» Work required:
All the data should be repeated exactly. Any image in it is left out.

------

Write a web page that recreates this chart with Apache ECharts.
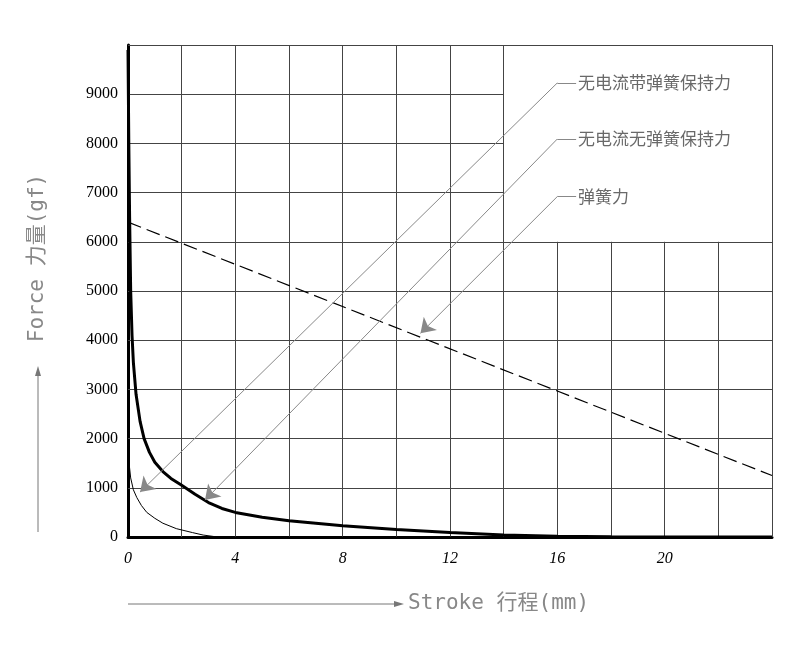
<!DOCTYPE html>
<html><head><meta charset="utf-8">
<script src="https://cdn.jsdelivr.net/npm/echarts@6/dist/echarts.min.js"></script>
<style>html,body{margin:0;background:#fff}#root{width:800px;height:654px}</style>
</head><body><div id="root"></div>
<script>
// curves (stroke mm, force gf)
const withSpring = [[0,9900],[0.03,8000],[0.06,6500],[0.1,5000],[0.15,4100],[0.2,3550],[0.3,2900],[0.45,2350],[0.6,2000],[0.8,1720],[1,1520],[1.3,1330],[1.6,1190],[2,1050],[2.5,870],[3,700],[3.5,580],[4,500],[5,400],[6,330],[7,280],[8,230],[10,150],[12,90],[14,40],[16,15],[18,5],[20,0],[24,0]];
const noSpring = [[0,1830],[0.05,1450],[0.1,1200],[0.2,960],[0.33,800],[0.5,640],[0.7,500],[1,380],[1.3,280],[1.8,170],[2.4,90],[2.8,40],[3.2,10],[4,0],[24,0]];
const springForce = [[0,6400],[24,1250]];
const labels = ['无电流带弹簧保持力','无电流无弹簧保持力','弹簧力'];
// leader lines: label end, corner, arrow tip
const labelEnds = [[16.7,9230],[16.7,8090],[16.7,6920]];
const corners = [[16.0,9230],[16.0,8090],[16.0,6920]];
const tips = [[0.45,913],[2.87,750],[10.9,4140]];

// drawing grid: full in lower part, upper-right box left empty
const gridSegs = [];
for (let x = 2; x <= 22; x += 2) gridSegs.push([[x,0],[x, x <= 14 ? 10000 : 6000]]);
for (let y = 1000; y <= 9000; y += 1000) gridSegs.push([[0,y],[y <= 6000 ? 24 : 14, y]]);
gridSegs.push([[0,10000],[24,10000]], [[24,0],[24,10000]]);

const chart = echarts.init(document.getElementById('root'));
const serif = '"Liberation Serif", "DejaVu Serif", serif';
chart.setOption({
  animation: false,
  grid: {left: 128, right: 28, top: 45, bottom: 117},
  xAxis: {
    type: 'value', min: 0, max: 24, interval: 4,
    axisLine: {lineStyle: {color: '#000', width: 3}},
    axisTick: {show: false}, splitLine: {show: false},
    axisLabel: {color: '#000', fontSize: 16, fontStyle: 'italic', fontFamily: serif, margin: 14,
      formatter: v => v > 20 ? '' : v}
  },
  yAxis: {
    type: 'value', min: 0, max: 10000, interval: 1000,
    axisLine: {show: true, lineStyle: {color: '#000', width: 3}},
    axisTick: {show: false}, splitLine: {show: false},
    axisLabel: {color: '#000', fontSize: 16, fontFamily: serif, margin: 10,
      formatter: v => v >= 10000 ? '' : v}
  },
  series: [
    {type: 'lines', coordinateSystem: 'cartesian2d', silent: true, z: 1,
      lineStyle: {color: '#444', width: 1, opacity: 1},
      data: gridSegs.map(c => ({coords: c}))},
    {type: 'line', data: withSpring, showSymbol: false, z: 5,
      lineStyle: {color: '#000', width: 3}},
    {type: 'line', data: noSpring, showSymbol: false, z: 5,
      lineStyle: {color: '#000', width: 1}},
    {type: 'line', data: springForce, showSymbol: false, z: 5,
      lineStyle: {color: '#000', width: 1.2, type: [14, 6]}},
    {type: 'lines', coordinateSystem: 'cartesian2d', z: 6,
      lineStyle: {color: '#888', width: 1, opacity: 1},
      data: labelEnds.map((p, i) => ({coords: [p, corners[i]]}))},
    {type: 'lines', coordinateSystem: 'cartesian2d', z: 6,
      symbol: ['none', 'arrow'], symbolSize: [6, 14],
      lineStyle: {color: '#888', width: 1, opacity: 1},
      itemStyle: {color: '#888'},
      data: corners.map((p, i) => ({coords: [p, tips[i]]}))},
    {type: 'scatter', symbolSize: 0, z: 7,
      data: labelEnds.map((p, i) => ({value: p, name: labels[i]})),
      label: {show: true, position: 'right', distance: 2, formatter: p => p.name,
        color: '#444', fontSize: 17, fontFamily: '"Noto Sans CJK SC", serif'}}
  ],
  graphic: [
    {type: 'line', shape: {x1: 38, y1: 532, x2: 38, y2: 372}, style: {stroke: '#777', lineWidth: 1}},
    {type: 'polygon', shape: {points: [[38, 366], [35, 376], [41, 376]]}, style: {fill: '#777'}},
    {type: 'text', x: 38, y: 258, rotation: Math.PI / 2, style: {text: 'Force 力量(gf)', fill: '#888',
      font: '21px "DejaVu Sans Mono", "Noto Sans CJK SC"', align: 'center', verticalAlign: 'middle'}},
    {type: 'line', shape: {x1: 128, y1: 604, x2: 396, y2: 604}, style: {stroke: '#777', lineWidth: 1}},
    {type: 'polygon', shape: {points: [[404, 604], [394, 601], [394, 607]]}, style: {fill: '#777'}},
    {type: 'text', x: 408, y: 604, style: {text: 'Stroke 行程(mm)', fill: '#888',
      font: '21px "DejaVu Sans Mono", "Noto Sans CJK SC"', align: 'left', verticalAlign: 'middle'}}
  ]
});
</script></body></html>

------

» Completed task:
Write a web page that recreates this chart with Apache ECharts.
<!DOCTYPE html>
<html><head><meta charset="utf-8">
<script src="https://cdn.jsdelivr.net/npm/echarts@6/dist/echarts.min.js"></script>
<style>html,body{margin:0;background:#fff}#root{width:800px;height:654px}</style>
</head><body><div id="root"></div>
<script>
// curves (stroke mm, force gf)
const withSpring = [[0,9900],[0.03,8000],[0.06,6500],[0.1,5000],[0.15,4100],[0.2,3550],[0.3,2900],[0.45,2350],[0.6,2000],[0.8,1720],[1,1520],[1.3,1330],[1.6,1190],[2,1050],[2.5,870],[3,700],[3.5,580],[4,500],[5,400],[6,330],[7,280],[8,230],[10,150],[12,90],[14,40],[16,15],[18,5],[20,0],[24,0]];
const noSpring = [[0,1830],[0.05,1450],[0.1,1200],[0.2,960],[0.33,800],[0.5,640],[0.7,500],[1,380],[1.3,280],[1.8,170],[2.4,90],[2.8,40],[3.2,10],[4,0],[24,0]];
const springForce = [[0,6400],[24,1250]];
const labels = ['无电流带弹簧保持力','无电流无弹簧保持力','弹簧力'];
// leader lines: label end, corner, arrow tip
const labelEnds = [[16.7,9230],[16.7,8090],[16.7,6920]];
const corners = [[16.0,9230],[16.0,8090],[16.0,6920]];
const tips = [[0.45,913],[2.87,750],[10.9,4140]];

// drawing grid: full in lower part, upper-right box left empty
const gridSegs = [];
for (let x = 2; x <= 22; x += 2) gridSegs.push([[x,0],[x, x <= 14 ? 10000 : 6000]]);
for (let y = 1000; y <= 9000; y += 1000) gridSegs.push([[0,y],[y <= 6000 ? 24 : 14, y]]);
gridSegs.push([[0,10000],[24,10000]], [[24,0],[24,10000]]);

const chart = echarts.init(document.getElementById('root'));
const serif = '"Liberation Serif", "DejaVu Serif", serif';
chart.setOption({
  animation: false,
  grid: {left: 128, right: 28, top: 45, bottom: 117},
  xAxis: {
    type: 'value', min: 0, max: 24, interval: 4,
    axisLine: {lineStyle: {color: '#000', width: 3}},
    axisTick: {show: false}, splitLine: {show: false},
    axisLabel: {color: '#000', fontSize: 16, fontStyle: 'italic', fontFamily: serif, margin: 14,
      formatter: v => v > 20 ? '' : v}
  },
  yAxis: {
    type: 'value', min: 0, max: 10000, interval: 1000,
    axisLine: {show: true, lineStyle: {color: '#000', width: 3}},
    axisTick: {show: false}, splitLine: {show: false},
    axisLabel: {color: '#000', fontSize: 16, fontFamily: serif, margin: 10,
      formatter: v => v >= 10000 ? '' : v}
  },
  series: [
    {type: 'lines', coordinateSystem: 'cartesian2d', silent: true, z: 1,
      lineStyle: {color: '#444', width: 1, opacity: 1},
      data: gridSegs.map(c => ({coords: c}))},
    {type: 'line', data: withSpring, showSymbol: false, z: 5,
      lineStyle: {color: '#000', width: 3}},
    {type: 'line', data: noSpring, showSymbol: false, z: 5,
      lineStyle: {color: '#000', width: 1}},
    {type: 'line', data: springForce, showSymbol: false, z: 5,
      lineStyle: {color: '#000', width: 1.2, type: [14, 6]}},
    {type: 'lines', coordinateSystem: 'cartesian2d', z: 6,
      lineStyle: {color: '#888', width: 1, opacity: 1},
      data: labelEnds.map((p, i) => ({coords: [p, corners[i]]}))},
    {type: 'lines', coordinateSystem: 'cartesian2d', z: 6,
      symbol: ['none', 'arrow'], symbolSize: [6, 14],
      lineStyle: {color: '#888', width: 1, opacity: 1},
      itemStyle: {color: '#888'},
      data: corners.map((p, i) => ({coords: [p, tips[i]]}))},
    {type: 'scatter', symbolSize: 0, z: 7,
      data: labelEnds.map((p, i) => ({value: p, name: labels[i]})),
      label: {show: true, position: 'right', distance: 2, formatter: p => p.name,
        color: '#444', fontSize: 17, fontFamily: '"Noto Sans CJK SC", serif'}}
  ],
  graphic: [
    {type: 'line', shape: {x1: 38, y1: 532, x2: 38, y2: 372}, style: {stroke: '#777', lineWidth: 1}},
    {type: 'polygon', shape: {points: [[38, 366], [35, 376], [41, 376]]}, style: {fill: '#777'}},
    {type: 'text', x: 38, y: 258, rotation: Math.PI / 2, style: {text: 'Force 力量(gf)', fill: '#888',
      font: '21px "DejaVu Sans Mono", "Noto Sans CJK SC"', align: 'center', verticalAlign: 'middle'}},
    {type: 'line', shape: {x1: 128, y1: 604, x2: 396, y2: 604}, style: {stroke: '#777', lineWidth: 1}},
    {type: 'polygon', shape: {points: [[404, 604], [394, 601], [394, 607]]}, style: {fill: '#777'}},
    {type: 'text', x: 408, y: 604, style: {text: 'Stroke 行程(mm)', fill: '#888',
      font: '21px "DejaVu Sans Mono", "Noto Sans CJK SC"', align: 'left', verticalAlign: 'middle'}}
  ]
});
</script></body></html>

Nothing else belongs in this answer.